A pretty story comes to us from Madras about the American lecturer, now starring in India. The Bombay Gazette once wittily remarked of him that “there is one thing greater than his ability, and that is his bumptiousness.” To this adjective it might have pertinently added—had Mr. Joe Cook unveiled himself as fully here as he has done in Calcutta and Madras—those of his snobbishness and malice. In the last-named city—we are told in a letter—“his public vilifications of the celebrated infidels and heretics of the day, became so indecent, that even the Madras Mail—the only paper that noticed his lectures—had to prudently suppress them.” His Christian utterances must have been superb, indeed. We tender our congratulations to his Lordship, the Bishop of Madras, who, we are told, occupied the chair during Cook’s pious deliveries. It behooved well the chief pastor of a flock entrusted to him by one who said, “Blessed are the meek,” and the successor of that other, who declared that, “Being reviled, we bless” (I Cor., II, 12), to preside over such an assembly. But perhaps, as the apostle assures us, that “no Reviler shall inherit the kingdom of God”—his Lordship kindly intended to give Mr. Cook the benefit of his intercession and prayers?
Mr. Joseph Cook’s policy seems to be well taken from a Loyolian point of view. He first reviles and slanders those whom he may well fear, and then, whenever challenged to substantiate his calumnies, basing himself on the slanders invented and circulated by himself, he refuses point-blank to meet them! This brave champion of “modern religious thought” acts prudently. His great intellect—which may well be likened to those brilliant toy balloons which burst at the first hard touch of a finger—could never resist the mighty palm of a Bradlaugh, or even that of a less intellectual person. Thus, when in London, he hastened to slander Mrs. Besant and Mr. Bradlaugh, and then refused to meet them on the ground of his own villainous calumnies. In Bombay he pursued the same policy with regard to Colonel Olcott and Mr. Bennett; in Poona he impertinently refused to have anything to say to Captain Banon for the same weighty reasons, etc., etc. And thus he acted now at Madras, only slightly varying his programme, as will be seen, and adding thereby to his immortal wreath of oratorical bumptiousness one more unfading leaf—that of snobbishness. We have the delightful story from the victim’s own pen: he being a well-educated, respectable and highly cultivated, young man of Madras, the editor of the Philosophic Inquirer and a well-known Freethinker: Mr. P. Murugessa Mudaliyar—in short.

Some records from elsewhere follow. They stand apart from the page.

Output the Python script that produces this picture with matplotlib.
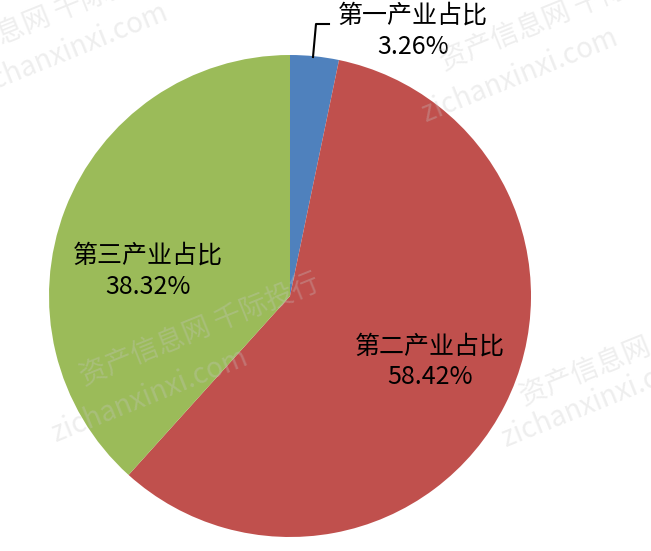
import matplotlib.pyplot as plt

plt.rcParams['font.family'] = ['Noto Sans CJK SC', 'DejaVu Sans']

# data
sectors = ["第一产业占比", "第二产业占比", "第三产业占比"]
shares = [3.26, 58.42, 38.32]
colors = ["#4F81BD", "#C0504D", "#9BBB59"]

W, H = 651, 551
fig = plt.figure(figsize=(W / 100, H / 100), dpi=100)
ax = fig.add_axes([0, 0, 1, 1])

cx, cy, r = 290, H - 296, 241
wedges, _ = ax.pie(shares, colors=colors, startangle=90, counterclock=False,
                   center=(cx, cy), radius=r, frame=True,
                   wedgeprops=dict(linewidth=0))
ax.set_xlim(0, W)
ax.set_ylim(0, H)
ax.set_aspect('equal')
ax.axis('off')

# labels (pixel positions, y flipped)
label_pos = [(413, 31), (430, 362), (148, 271)]
for name, val, (px, py) in zip(sectors, shares, label_pos):
    ax.text(px, H - py, f"{name}\n{val:.2f}%", ha='center', va='center',
            fontsize=18, color='black', linespacing=1.25)

# leader line for the small slice
ax.plot([313, 316, 329], [H - 57, H - 24, H - 24], color='black', lw=1.5)

# faint watermarks
wm = dict(color='#c8c8c8', alpha=0.3, fontsize=20, rotation=22,
          ha='center', va='center', zorder=5)
ax.text(40, H - 20, "资产信息网 千际投行", **wm)
ax.text(70, H - 50, "zichanxinxi.com", **wm)
ax.text(560, H - 15, "资产信息网 千际投行", **wm)
ax.text(520, H - 75, "zichanxinxi.com", **wm)
ax.text(200, H - 330, "资产信息网 千际投行", **wm)
ax.text(150, H - 395, "zichanxinxi.com", **wm)
ax.text(640, H - 350, "资产信息网 千际投行", **wm)
ax.text(600, H - 400, "zichanxinxi.com", **wm)

fig.savefig("out.png", dpi=100, facecolor='white')
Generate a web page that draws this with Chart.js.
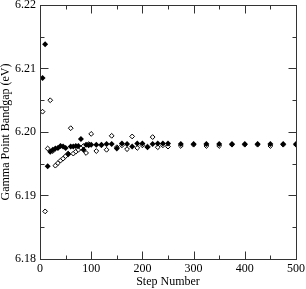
<!DOCTYPE html>
<html>
<head>
<meta charset="utf-8">
<script src="https://cdn.jsdelivr.net/npm/chart.js@4/dist/chart.umd.min.js"></script>
<style>
    html, body { margin: 0; padding: 0; background: #fff; }
    #wrap { width: 306px; height: 289px; }
</style>
</head>
<body>
<div id="wrap"><canvas id="gapChart" width="306" height="289"></canvas></div>
<script>
// Step numbers (same for both series)
const steps = [5, 10, 15, 20, 25, 30, 35, 40, 45, 50, 55, 60, 65, 70, 75, 80, 85, 90, 95, 100,
    110, 120, 130, 140, 150, 160, 170, 180, 190, 200, 210, 220, 230, 240, 250,
    275, 300, 325, 350, 375, 400, 425, 450, 475, 500];

// Filled diamonds
const filledGap = [6.2085, 6.2138, 6.1946, 6.1969, 6.1972, 6.1974, 6.1975, 6.1978, 6.1977, 6.1975,
    6.1965, 6.1977, 6.1977, 6.1978, 6.1978, 6.1989, 6.1972, 6.1980, 6.1979, 6.1980,
    6.1980, 6.1980, 6.1981, 6.1981, 6.1974, 6.1982, 6.1981, 6.1977, 6.1982, 6.1982,
    6.1976, 6.1981, 6.1982, 6.1982, 6.1982,
    6.1981, 6.1981, 6.1981, 6.1981, 6.1981, 6.1981, 6.1981, 6.1981, 6.1981, 6.1981];

// Open diamonds
const openGap = [6.2032, 6.1875, 6.1974, 6.2050, 6.1970, 6.1947, 6.1951, 6.1955, 6.1958, 6.1962,
    6.1966, 6.2006, 6.1966, 6.1969, 6.1972, 6.1975, 6.1978, 6.1967, 6.1981, 6.1997,
    6.1970, 6.1979, 6.1972, 6.1994, 6.1976, 6.1979, 6.1973, 6.1993, 6.1975, 6.1979,
    6.1977, 6.1992, 6.1976, 6.1979, 6.1977,
    6.1978, 6.1980, 6.1978, 6.1978, 6.1980, 6.1980, 6.1980, 6.1978, 6.1980, 6.1980];

const xMajor = [0, 100, 200, 300, 400, 500];
const xMinor = [50, 150, 250, 350, 450];
const yMajor = [6.18, 6.19, 6.20, 6.21, 6.22];
const yMinor = [6.185, 6.195, 6.205, 6.215];

const yTitle = 'Gamma Point Bandgap (eV)';
const serif = "'Liberation Serif', 'DejaVu Serif', serif";

// frame, inward ticks on all four sides, y title
const framePlugin = {
    id: 'frame',
    afterDatasetsDraw(chart) {
        const c = chart.ctx;
        const a = chart.chartArea;
        const xs = chart.scales.x, ys = chart.scales.y;
        const L = Math.round(a.left) + 0.5, R = Math.round(a.right) + 0.5;
        const T = Math.round(a.top) + 0.5, B = Math.round(a.bottom) + 0.5;
        c.save();
        c.strokeStyle = '#333';
        c.lineWidth = 1;
        c.strokeRect(L, T, R - L, B - T);
        c.beginPath();
        const xt = (v, len) => {
            const p = Math.round(xs.getPixelForValue(v)) + 0.5;
            c.moveTo(p, B); c.lineTo(p, B - len);
            c.moveTo(p, T); c.lineTo(p, T + len);
        };
        const yt = (v, len) => {
            const p = Math.round(ys.getPixelForValue(v)) + 0.5;
            c.moveTo(L, p); c.lineTo(L + len, p);
            c.moveTo(R, p); c.lineTo(R - len, p);
        };
        xMajor.forEach(v => xt(v, 8));
        xMinor.forEach(v => xt(v, 4));
        yMajor.forEach(v => yt(v, 8));
        yMinor.forEach(v => yt(v, 4));
        c.stroke();

        c.translate(6, (a.top + a.bottom) / 2);
        c.rotate(-Math.PI / 2);
        c.fillStyle = '#000';
        c.font = '12px ' + serif;
        c.textAlign = 'center';
        c.textBaseline = 'middle';
        c.fillText(yTitle, 0, 0);
        c.restore();
    }
};

new Chart(document.getElementById('gapChart'), {
    type: 'scatter',
    data: {
        datasets: [{
            label: 'filled',
            data: steps.map((s, i) => ({ x: s, y: filledGap[i] })),
            pointStyle: 'rectRot',
            pointRadius: 3,
            backgroundColor: '#000',
            borderColor: '#000',
            borderWidth: 0
        }, {
            label: 'open',
            data: steps.map((s, i) => ({ x: s, y: openGap[i] })),
            pointStyle: 'rectRot',
            pointRadius: 2.4,
            backgroundColor: '#fff',
            borderColor: '#000',
            borderWidth: 1
        }]
    },
    options: {
        responsive: false,
        animation: false,
        layout: { padding: { top: 5, right: 10, left: 0, bottom: 0 } },
        plugins: { legend: { display: false }, tooltip: { enabled: false } },
        scales: {
            x: {
                type: 'linear', min: 0, max: 500,
                grid: { display: false, drawTicks: false },
                border: { display: false },
                ticks: { stepSize: 100, color: '#000', padding: 3, font: { family: serif, size: 12 } },
                title: { display: true, text: 'Step Number', color: '#000', padding: 0, font: { family: serif, size: 12 } },
                afterFit: s => { s.height = 30; s.paddingLeft = 0; s.paddingRight = 0; }
            },
            y: {
                min: 6.18, max: 6.22,
                grid: { display: false, drawTicks: false },
                border: { display: false },
                ticks: {
                    stepSize: 0.01, color: '#000', padding: 4,
                    font: { family: serif, size: 12 },
                    callback: v => v.toFixed(2)
                },
                afterFit: s => { s.width = 40; s.paddingTop = 0; s.paddingBottom = 0; }
            }
        }
    },
    plugins: [framePlugin]
});
</script>
</body>
</html>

There is not a man or woman in India, we presume, but knows that neither the social nor moral standing, nor yet the birth, education or intellect of a young native, can be ever measured by his salary or the official position he is made to occupy. And, we are not the only one to know that there are poor clerks at a most infinitesimal salary in this country who might give points to the best European metaphysician of the day and yet remain the victors in the wranglership. Mr. Cook had certainly time enough to be posted about this fact by his numerous padri-satellites. And so he was, we have no doubt; but that was the very reason why he had the vulgarity and bad taste to resort to a mean stratagem instead. Dreading to meet in public debate our correspondent—who is also employed in the Bank of Madras —he put openly forward the excuse that he was only an humble clerk on a very small salary! He had volunteered to answer publicly every question and objection put forward by educated non-Christians; and when the hour of the trial had come, he actually had the disgusting snobbery of answering from the platform: “I cannot deal with a man who is only a writing clerk in the Bank, on Rs. 20.”!!
This objection—as coming from a public lecturer of America, a country which hardly ever had a President but had begun life as a poor village stableboy, a farmer’s labourer, or had, before moving into the “White House,” to put away his tailor’s scissors with a pair of unfinished pants—is the most refreshingly ludicrous anecdote we have ever heard of. This fact of the people of America, electing for the highest honours men, according to their personal worth and merit, and regardless of their birth and social standing—which is the noblest and grandest feature in the American Republic and its Constitution—seems to have entirely escaped the memory of our aristocratic preacher. We would like to know who may possibly be the ancestors of Mr. Joseph Cook himself? And, we would be as glad to learn the name of that American—even of one, out of the forty millions of its citizens—who is able to boast of a genealogical table equal to that of the humblest native clerk in India. Does this “orator” want us to believe he descends from William the Conqueror or perchance, like Pallas-Athena, from Jupiter’s brain, his wisdom being equal to his warlike propensities, if not to his bravery? An American going by the very plebeian name of Cook, refusing to lower his dignity by meeting in a discussion a clerk is curious news, indeed! It is really more than we expected even from that very high caste Brahmin of the city of Boston.